Confinement, dependency, weak labour laws, plus migrant domestic workers inability to speak the local language or understand their rights under international law (what few exist), make them acutely vulnerable. A Filipina domestic worker who tried to escape abusive employers in Lebanon told the ILO, CNN 9/04/2013 report, “my employer broke my elbow and then tied my hands behind my back. They left me one day long in my room and put a camera there. He threatened me: ‘I’ll accuse you of stealing money and ask for my money back, and they will throw you in jail”, she said. Another Filipina domestic worker interviewed in a detention centre in Kuwait told the ILO that her employer had raped her. “I went to the doctors and filed a complaint at the police, and then returned to work the next day. He reported to the authorities that I had run away, and the police arrested me,” she said. “My employer tells me that if I drop the rape charges, he will make sure that I am not deported”. Appalling accounts of physical and sexual abuse, which are representative of many, far too many migrant domestic workers experiences.

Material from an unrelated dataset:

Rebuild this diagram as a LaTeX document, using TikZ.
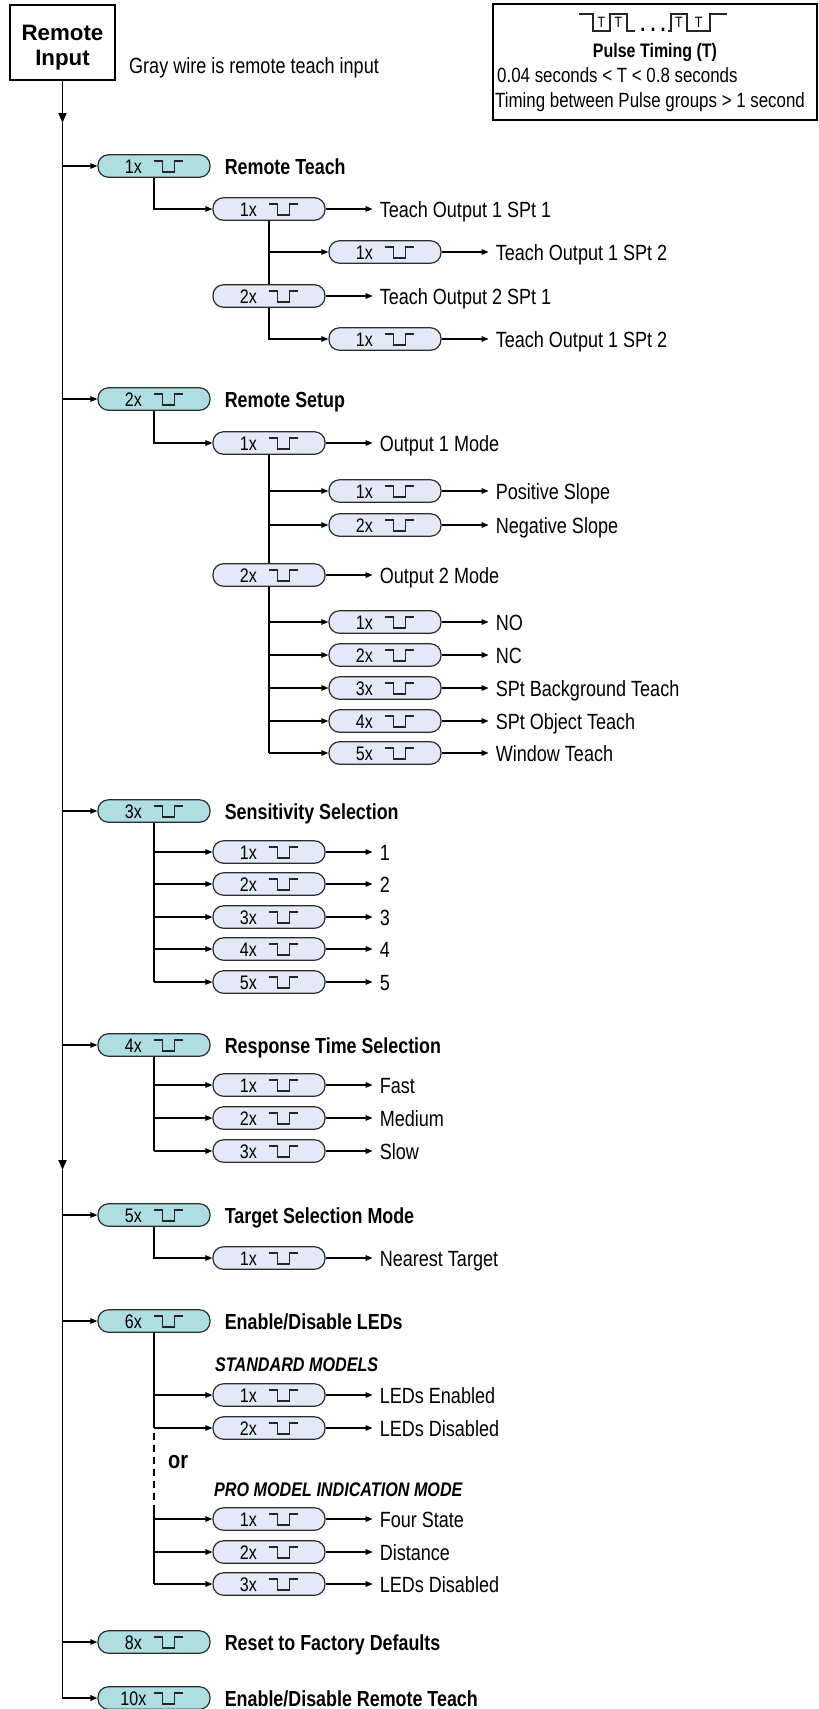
\documentclass[tikz,border=0pt]{standalone}
\usepackage{fontspec}
\setmainfont{Liberation Sans}[FakeStretch=0.82]
\newfontfamily\widesans{Liberation Sans}
\usetikzlibrary{arrows.meta,calc}
\definecolor{teal1}{RGB}{174,221,226}
\definecolor{lav}{RGB}{227,233,246}
\definecolor{pb}{RGB}{45,45,45}

\newcommand\mkpill[5]{%
  \node[#5] (#1) at (#2,#3) {};
  \node[pilltxt] (#1n) at ($(#1.west)+(36,7)$) {#4};
  \draw[pulseln] ($(#1.west)+(57,-5)$) -- ++(8,0) -- ++(0,11) -- ++(12,0) -- ++(0,-11) -- ++(9,0);
}
\newcommand\mklabel[2]{%
  \node[lbltxt] (#1l) at ($(#1.east)+(54,8)$) {#2};
  \draw[conn,shorten >=7pt] (#1.east) -- (#1.east -| #1l.west);
}
\newcommand\mkhead[2]{%
  \node[headtxt] (#1h) at ($(#1.east)+(14,8)$) {#2};
}

\begin{document}
\begin{tikzpicture}[x=1pt,y=-1pt,
  pillbase/.style={rectangle, rounded corners=10.5pt, minimum width=112pt, minimum height=22.5pt, draw=pb, line width=1.2pt, inner sep=0pt},
  pmain/.style={pillbase, fill=teal1},
  psub/.style={pillbase, fill=lav},
  pilltxt/.style={anchor=base, inner sep=0pt, font=\fontsize{19.6}{21}\selectfont},
  lbltxt/.style={anchor=base west, inner sep=0pt, font=\fontsize{22}{24}\selectfont},
  headtxt/.style={anchor=base west, inner sep=0pt, font=\bfseries\fontsize{21.8}{24}\selectfont},
  itlbl/.style={anchor=base west, inner sep=0pt, font=\bfseries\itshape\fontsize{19.7}{21}\selectfont},
  pulseln/.style={draw=black!85, line width=1.1pt},
  conn/.style={draw=black, line width=1.3pt, -{Triangle[length=7pt,width=5.5pt]}},
  trunk/.style={draw=black, line width=1.3pt},
  mainl/.style={draw=black, line width=1.8pt},
  bigtip/.style={-{Triangle[length=10pt,width=8pt]}},
  boxtxt/.style={anchor=base west, inner sep=0pt, font=\fontsize{20.6}{22}\selectfont},
  ttxt/.style={inner sep=0pt, font=\fontsize{15}{16}\selectfont},
  ritxt/.style={anchor=base, inner sep=0pt, font=\widesans\bfseries\fontsize{22.3}{24}\selectfont}
]
\useasboundingbox (0,0) rectangle (819,1709);
\fill[white] (0,0) rectangle (819,1709);

% Remote input box
\node[draw, line width=2.5pt, minimum width=105pt, minimum height=75pt, inner sep=0pt] (ri) at (62.5,42.5) {};
\node[ritxt] (ri1) at (62.5,40) {Remote};
\node[ritxt] (ri2) at (62.5,65) {Input};
\node[lbltxt] (gw) at (129,73) {Gray wire is remote teach input};

% Pulse timing box
\node[draw, line width=1.6pt, minimum width=324pt, minimum height=116pt, inner sep=0pt] (pt) at (655,62) {};
\draw[pulseln] (579,14) -- (593,14) -- (593,31) -- (610,31) -- (610,14) -- (627,14) -- (627,31) -- (635,31);
\draw[pulseln] (668,31) -- (671,31) -- (671,14) -- (687,14) -- (687,31) -- (710,31) -- (710,14) -- (727,14);
\node[ttxt] (t1) at (601.5,22.5) {T};
\node[ttxt] (t2) at (618.5,22.5) {T};
\node[ttxt] (t3) at (679,22.5) {T};
\node[ttxt] (t4) at (698.5,22.5) {T};
\node[anchor=base, inner sep=0pt, font=\bfseries\fontsize{22}{23}\selectfont] (dots) at (653,31.5) {.\hspace{5pt}.\hspace{5pt}.};
\node[anchor=base, inner sep=0pt, font=\bfseries\fontsize{19.5}{21}\selectfont] (ptt) at (655,57) {Pulse Timing (T)};
\node[boxtxt] (pt1) at (497,82) {0.04 seconds < T < 0.8 seconds};
\node[boxtxt] (pt2) at (495,107) {Timing between Pulse groups > 1 second};

% Remote Teach
\mkpill{p1}{154}{166}{1x}{pmain} \mkhead{p1}{Remote Teach}
\mkpill{s11}{269}{209}{1x}{psub} \mklabel{s11}{Teach Output 1 SPt 1}
\mkpill{s12}{385}{252}{1x}{psub} \mklabel{s12}{Teach Output 1 SPt 2}
\mkpill{s13}{269}{296}{2x}{psub} \mklabel{s13}{Teach Output 2 SPt 1}
\mkpill{s14}{385}{339}{1x}{psub} \mklabel{s14}{Teach Output 1 SPt 2}
\draw[conn] (p1.south) |- (s11.west);
\draw[trunk] (s11.south) -- (s13.north);
\draw[conn] (s11.south |- s12.west) -- (s12.west);
\draw[conn] (s13.south) |- (s14.west);

% Remote Setup
\mkpill{p2}{154}{399}{2x}{pmain} \mkhead{p2}{Remote Setup}
\mkpill{s21}{269}{443}{1x}{psub} \mklabel{s21}{Output 1 Mode}
\mkpill{s22}{385}{491}{1x}{psub} \mklabel{s22}{Positive Slope}
\mkpill{s23}{385}{525}{2x}{psub} \mklabel{s23}{Negative Slope}
\mkpill{s24}{269}{575}{2x}{psub} \mklabel{s24}{Output 2 Mode}
\mkpill{s25}{385}{622}{1x}{psub} \mklabel{s25}{NO}
\mkpill{s26}{385}{655}{2x}{psub} \mklabel{s26}{NC}
\mkpill{s27}{385}{688}{3x}{psub} \mklabel{s27}{SPt Background Teach}
\mkpill{s28}{385}{721}{4x}{psub} \mklabel{s28}{SPt Object Teach}
\mkpill{s29}{385}{753}{5x}{psub} \mklabel{s29}{Window Teach}
\draw[conn] (p2.south) |- (s21.west);
\draw[trunk] (s21.south) -- (s24.north);
\foreach \s in {s22,s23} \draw[conn] (s21.south |- \s.west) -- (\s.west);
\draw[trunk] (s24.south) -- (s24.south |- s29.west);
\foreach \s in {s25,s26,s27,s28,s29} \draw[conn] (s24.south |- \s.west) -- (\s.west);

% Sensitivity
\mkpill{p3}{154}{811}{3x}{pmain} \mkhead{p3}{Sensitivity Selection}
\mkpill{s31}{269}{852}{1x}{psub} \mklabel{s31}{1}
\mkpill{s32}{269}{884}{2x}{psub} \mklabel{s32}{2}
\mkpill{s33}{269}{917}{3x}{psub} \mklabel{s33}{3}
\mkpill{s34}{269}{949}{4x}{psub} \mklabel{s34}{4}
\mkpill{s35}{269}{982}{5x}{psub} \mklabel{s35}{5}
\draw[trunk] (p3.south) -- (p3.south |- s35.west);
\foreach \s in {s31,s32,s33,s34,s35} \draw[conn] (p3.south |- \s.west) -- (\s.west);

% Response time
\mkpill{p4}{154}{1045}{4x}{pmain} \mkhead{p4}{Response Time Selection}
\mkpill{s41}{269}{1085}{1x}{psub} \mklabel{s41}{Fast}
\mkpill{s42}{269}{1118}{2x}{psub} \mklabel{s42}{Medium}
\mkpill{s43}{269}{1151}{3x}{psub} \mklabel{s43}{Slow}
\draw[trunk] (p4.south) -- (p4.south |- s43.west);
\foreach \s in {s41,s42,s43} \draw[conn] (p4.south |- \s.west) -- (\s.west);

% Target selection
\mkpill{p5}{154}{1215}{5x}{pmain} \mkhead{p5}{Target Selection Mode}
\mkpill{s51}{269}{1258}{1x}{psub} \mklabel{s51}{Nearest Target}
\draw[conn] (p5.south) |- (s51.west);

% LEDs
\mkpill{p6}{154}{1321}{6x}{pmain} \mkhead{p6}{Enable/Disable LEDs}
\node[itlbl] (std) at (215,1371) {STANDARD MODELS};
\mkpill{s61}{269}{1395}{1x}{psub} \mklabel{s61}{LEDs Enabled}
\mkpill{s62}{269}{1428}{2x}{psub} \mklabel{s62}{LEDs Disabled}
\node[anchor=base west, inner sep=0pt, font=\bfseries\fontsize{24.4}{26}\selectfont] (ortxt) at (168,1468) {or};
\node[itlbl] (pro) at (214,1496) {PRO MODEL INDICATION MODE};
\mkpill{s63}{269}{1519}{1x}{psub} \mklabel{s63}{Four State}
\mkpill{s64}{269}{1552}{2x}{psub} \mklabel{s64}{Distance}
\mkpill{s65}{269}{1584}{3x}{psub} \mklabel{s65}{LEDs Disabled}
\coordinate (d1) at (154,1507);
\draw[trunk] (p6.south) -- (p6.south |- s62.west);
\foreach \s in {s61,s62} \draw[conn] (p6.south |- \s.west) -- (\s.west);
\draw[trunk, dash pattern=on 7pt off 5pt, dash phase=7pt] (p6.south |- s62.west) -- (d1);
\draw[trunk] (d1) -- (d1 |- s65.west);
\foreach \s in {s63,s64,s65} \draw[conn] (d1 |- \s.west) -- (\s.west);

% Reset / remote teach
\mkpill{p8}{154}{1642}{8x}{pmain} \mkhead{p8}{Reset to Factory Defaults}
\mkpill{p10}{154}{1698}{10x}{pmain} \mkhead{p10}{Enable/Disable Remote Teach}

% Main trunk
\coordinate (a1) at (62.5,123);
\coordinate (a2) at (62.5,1170);
\draw[mainl,bigtip] (ri.south) -- (a1);
\draw[mainl,bigtip] (a1) -- (a2);
\draw[mainl,-{Triangle[length=7pt,width=5.5pt]}] (a2) |- (p10.west);
\foreach \p in {p1,p2,p3,p4,p5,p6,p8} \draw[conn] (a1 |- \p.west) -- (\p.west);
\end{tikzpicture}
\end{document}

In the MENA states, labour laws need to be introduced, and where they exist need to be enforced. The ILO speak of signs of positive change, “governments and other groups have stepped up efforts to combat forced labour and human trafficking in recent years, including through the passage of anti-trafficking legislation”, but “shortcomings persist in applying laws and prosecuting and convicting perpetrators of human trafficking”, shortcomings growing out of a prejudicial attitude of mind, that lies at the poisoned heart of the violent mistreatment metered out to migrant workers, male and female, who want simply to work hard, improve their lives and support their families at home.